The Fed is forever fond of gauging “long-run inflation expectations” by measuring the difference in yields between nominal and inflation-indexed bonds.  In the current financial backdrop, this is comforting but flawed analysis.  It may illuminate the markets’ best guesswork with respect to prospective CPI levels, but when it comes to actual “inflation expectations” I would suggest the Fed monitor a “basket” of indicators including the price of gold, oil, energy, and general commodities indices, the relative value of “commodity” currencies, global equities and real estate prices and, importantly, the global demand for Credit.  Furthermore, a reasonable view of “inflation expectations” could be gleaned through the study of speculative leveraging throughout global financial and asset markets.  The key inflationary focus today should be on factors and dynamics driving Credit growth and speculative excess.

While on the subject, it’s worth noting that speculative excess in the U.S. stock market has reached the greatest intensity since early-2000.  The nature of current synchronized global market speculation is extraordinary to say the least; virtually all markets everywhere.  Here at home, all the fun and games, squeezes and intoxication should have the Fed alarmed.  Surely, a destabilizing market “melt-up” is the last thing our vulnerable system needs right now. 
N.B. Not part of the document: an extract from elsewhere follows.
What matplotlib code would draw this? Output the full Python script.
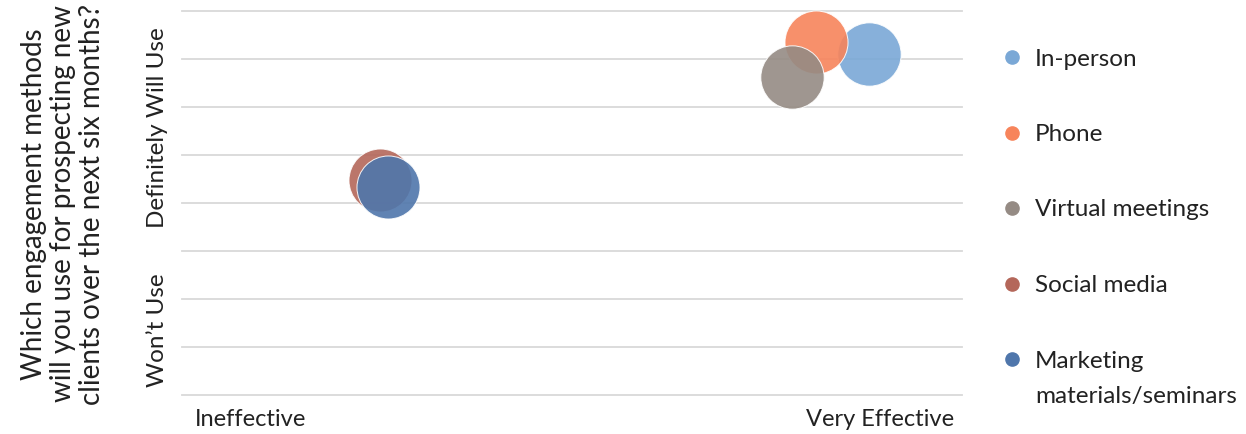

And when I commented above that Dr. Bernanke’s (and the Fed’s) inflation doctrine was “Worse Than Irrelevant,” I had today’s global financial backdrop in mind.  To be sure, a policy of pegging short-term rates with promises of fixating two eyes on “core” CPI and no eyes on asset prices/Credit/or speculative excess has been fundamental in nurturing history’s greatest Credit Bubble.  Or, from another angle, relatively stable consumer prices have ensured runaway Credit inflation and speculative asset Bubbles.  And the marketplace’s inability to orderly adjust to rising global bond yields, surging energy prices and mounting inflationary pressures, and unfolding Credit market tumult portend problematic market dislocations at a future date.